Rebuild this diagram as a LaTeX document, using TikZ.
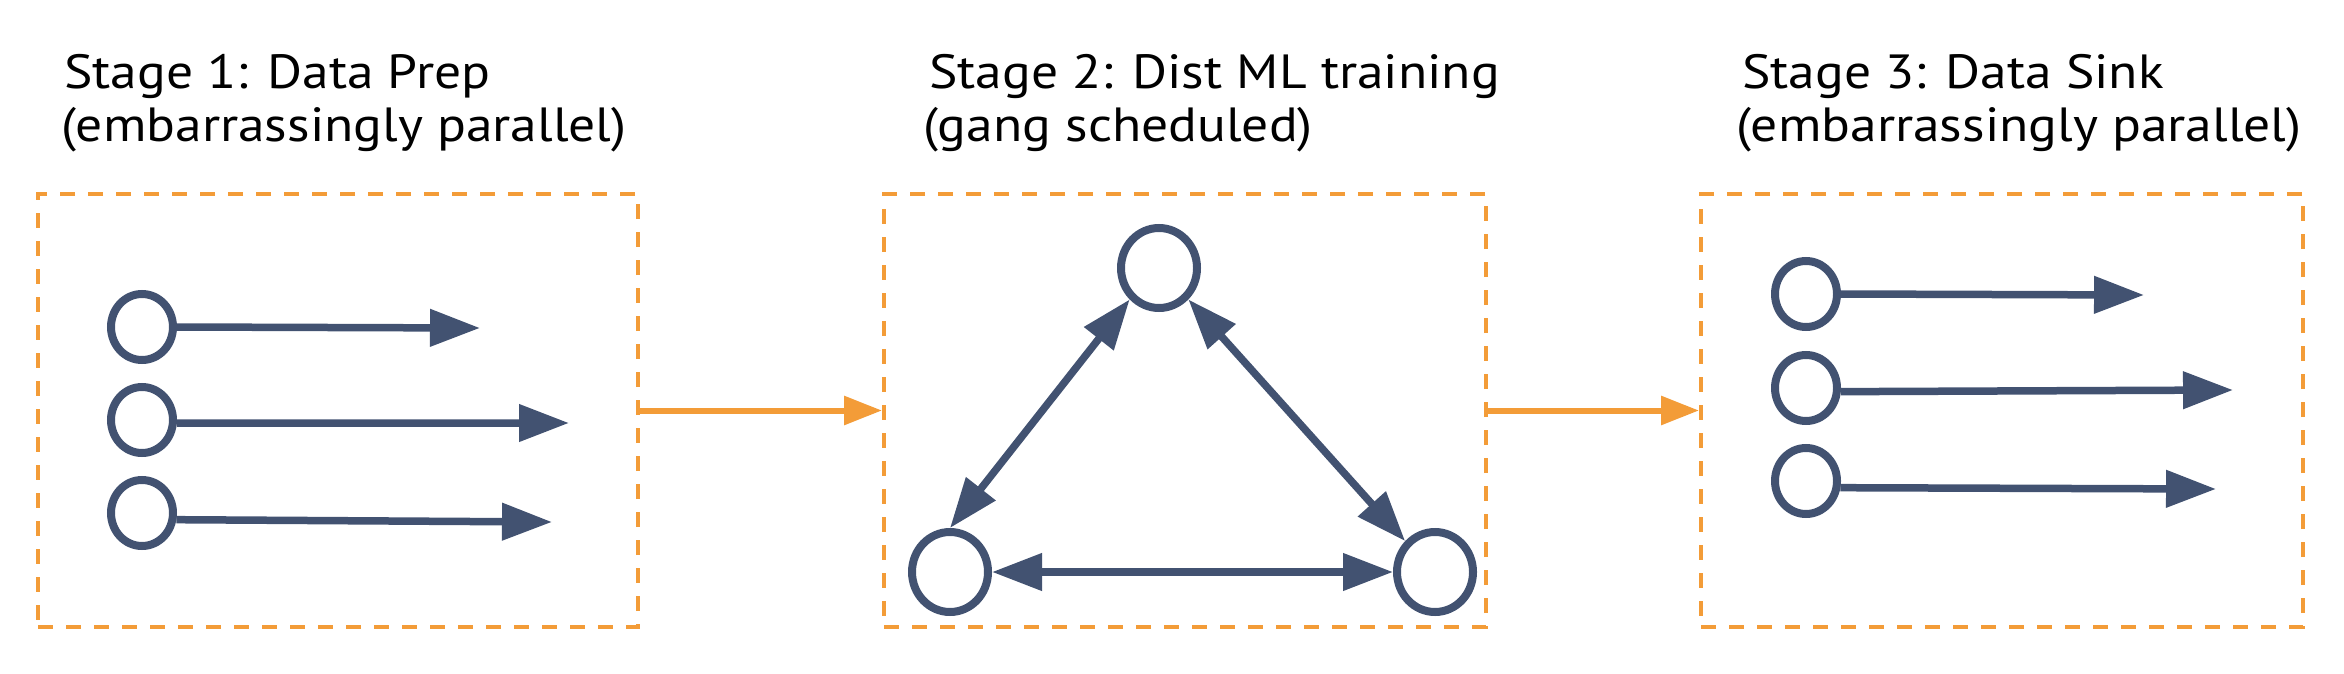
\documentclass[tikz,border=0pt]{standalone}
\usepackage{fontspec}
\usepackage{graphicx}
\setmainfont{PT Sans}
\usetikzlibrary{arrows.meta,shapes.geometric}
\definecolor{navy}{RGB}{66,82,113}
\definecolor{amber}{RGB}{243,156,56}
\newcommand\ttlwide[1]{\scalebox{1.115}[1]{#1}}
\tikzset{
  stagebox/.style={draw=amber,line width=4pt,dash pattern=on 15pt off 13pt,rectangle,minimum width=600pt,minimum height=433pt,inner sep=0pt},
  worker/.style={draw=navy,line width=8pt,ellipse,inner sep=0pt},
  smallw/.style={worker,minimum width=62pt,minimum height=66pt},
  bigw/.style={worker,minimum width=76pt,minimum height=80pt},
  flow/.style={draw=navy,line width=7.5pt,-{Triangle[length=50pt,width=36pt]}},
  sync/.style={draw=navy,line width=7.5pt,{Triangle[length=50pt,width=36pt]}-{Triangle[length=50pt,width=36pt]}},
  handoff/.style={draw=amber,line width=6pt,-{Triangle[length=38pt,width=28pt]}},
  title/.style={anchor=base west,inner sep=0pt,font=\fontsize{48pt}{53pt}\selectfont}
}
\begin{document}
\begin{tikzpicture}[x=1pt,y=-1pt]
\useasboundingbox (0,0) rectangle (2344,674);
% titles
\node[title] (t1a) at (64,89) {\ttlwide{Stage 1: Data Prep}};
\node[title] (t1b) at (61,142) {\ttlwide{(embarrassingly parallel)}};
\node[title] (t2a) at (929,89) {\ttlwide{Stage 2: Dist ML training}};
\node[title] (t2b) at (923,142) {\ttlwide{(gang scheduled)}};
\node[title] (t3a) at (1742,89) {\ttlwide{Stage 3: Data Sink}};
\node[title] (t3b) at (1736,142) {\ttlwide{(embarrassingly parallel)}};
% boxes
\node[stagebox] (b1) at (338,410.5) {};
\node[stagebox,minimum width=602pt] (b2) at (1185,410.5) {};
\node[stagebox,minimum width=602pt] (b3) at (2002,410.5) {};
\draw[handoff] (b1.east) -- (b2.west);
\draw[handoff] (b2.east) -- (b3.west);
% stage 1
\node[smallw] (a1) at (142,327) {};
\node[smallw] (a2) at (142,420) {};
\node[smallw] (a3) at (142,513) {};
\coordinate (a1t) at (480,328);
\coordinate (a2t) at (569,423);
\coordinate (a3t) at (552,522);
\draw[flow] (a1.0) -- (a1t);
\draw[flow] (a2.-5) -- (a2t);
\draw[flow] (a3.-11) -- (a3t);
% stage 2
\node[bigw] (top) at (1159,268) {};
\node[bigw] (bl) at (950,572) {};
\node[bigw] (br) at (1435,572) {};
\draw[sync] (bl.90) -- (top.227);
\draw[sync] (top.313) -- (br.134);
\draw[sync] (bl.0) -- (br.180);
% stage 3
\node[smallw] (c1) at (1806,294) {};
\node[smallw] (c2) at (1806,388) {};
\node[smallw] (c3) at (1806,481) {};
\coordinate (c1t) at (2144,295);
\coordinate (c2t) at (2233,390);
\coordinate (c3t) at (2216,489);
\draw[flow] (c1.0) -- (c1t);
\draw[flow] (c2.-6) -- (c2t);
\draw[flow] (c3.-11) -- (c3t);
\end{tikzpicture}
\end{document}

What is required » Copy each line above precisely, dropping the pictures.

Problem solution »
Rebuild this diagram as a LaTeX document, using TikZ.
\documentclass[tikz,border=0pt]{standalone}
\usepackage{fontspec}
\usepackage{graphicx}
\setmainfont{PT Sans}
\usetikzlibrary{arrows.meta,shapes.geometric}
\definecolor{navy}{RGB}{66,82,113}
\definecolor{amber}{RGB}{243,156,56}
\newcommand\ttlwide[1]{\scalebox{1.115}[1]{#1}}
\tikzset{
  stagebox/.style={draw=amber,line width=4pt,dash pattern=on 15pt off 13pt,rectangle,minimum width=600pt,minimum height=433pt,inner sep=0pt},
  worker/.style={draw=navy,line width=8pt,ellipse,inner sep=0pt},
  smallw/.style={worker,minimum width=62pt,minimum height=66pt},
  bigw/.style={worker,minimum width=76pt,minimum height=80pt},
  flow/.style={draw=navy,line width=7.5pt,-{Triangle[length=50pt,width=36pt]}},
  sync/.style={draw=navy,line width=7.5pt,{Triangle[length=50pt,width=36pt]}-{Triangle[length=50pt,width=36pt]}},
  handoff/.style={draw=amber,line width=6pt,-{Triangle[length=38pt,width=28pt]}},
  title/.style={anchor=base west,inner sep=0pt,font=\fontsize{48pt}{53pt}\selectfont}
}
\begin{document}
\begin{tikzpicture}[x=1pt,y=-1pt]
\useasboundingbox (0,0) rectangle (2344,674);
% titles
\node[title] (t1a) at (64,89) {\ttlwide{Stage 1: Data Prep}};
\node[title] (t1b) at (61,142) {\ttlwide{(embarrassingly parallel)}};
\node[title] (t2a) at (929,89) {\ttlwide{Stage 2: Dist ML training}};
\node[title] (t2b) at (923,142) {\ttlwide{(gang scheduled)}};
\node[title] (t3a) at (1742,89) {\ttlwide{Stage 3: Data Sink}};
\node[title] (t3b) at (1736,142) {\ttlwide{(embarrassingly parallel)}};
% boxes
\node[stagebox] (b1) at (338,410.5) {};
\node[stagebox,minimum width=602pt] (b2) at (1185,410.5) {};
\node[stagebox,minimum width=602pt] (b3) at (2002,410.5) {};
\draw[handoff] (b1.east) -- (b2.west);
\draw[handoff] (b2.east) -- (b3.west);
% stage 1
\node[smallw] (a1) at (142,327) {};
\node[smallw] (a2) at (142,420) {};
\node[smallw] (a3) at (142,513) {};
\coordinate (a1t) at (480,328);
\coordinate (a2t) at (569,423);
\coordinate (a3t) at (552,522);
\draw[flow] (a1.0) -- (a1t);
\draw[flow] (a2.-5) -- (a2t);
\draw[flow] (a3.-11) -- (a3t);
% stage 2
\node[bigw] (top) at (1159,268) {};
\node[bigw] (bl) at (950,572) {};
\node[bigw] (br) at (1435,572) {};
\draw[sync] (bl.90) -- (top.227);
\draw[sync] (top.313) -- (br.134);
\draw[sync] (bl.0) -- (br.180);
% stage 3
\node[smallw] (c1) at (1806,294) {};
\node[smallw] (c2) at (1806,388) {};
\node[smallw] (c3) at (1806,481) {};
\coordinate (c1t) at (2144,295);
\coordinate (c2t) at (2233,390);
\coordinate (c3t) at (2216,489);
\draw[flow] (c1.0) -- (c1t);
\draw[flow] (c2.-6) -- (c2t);
\draw[flow] (c3.-11) -- (c3t);
\end{tikzpicture}
\end{document}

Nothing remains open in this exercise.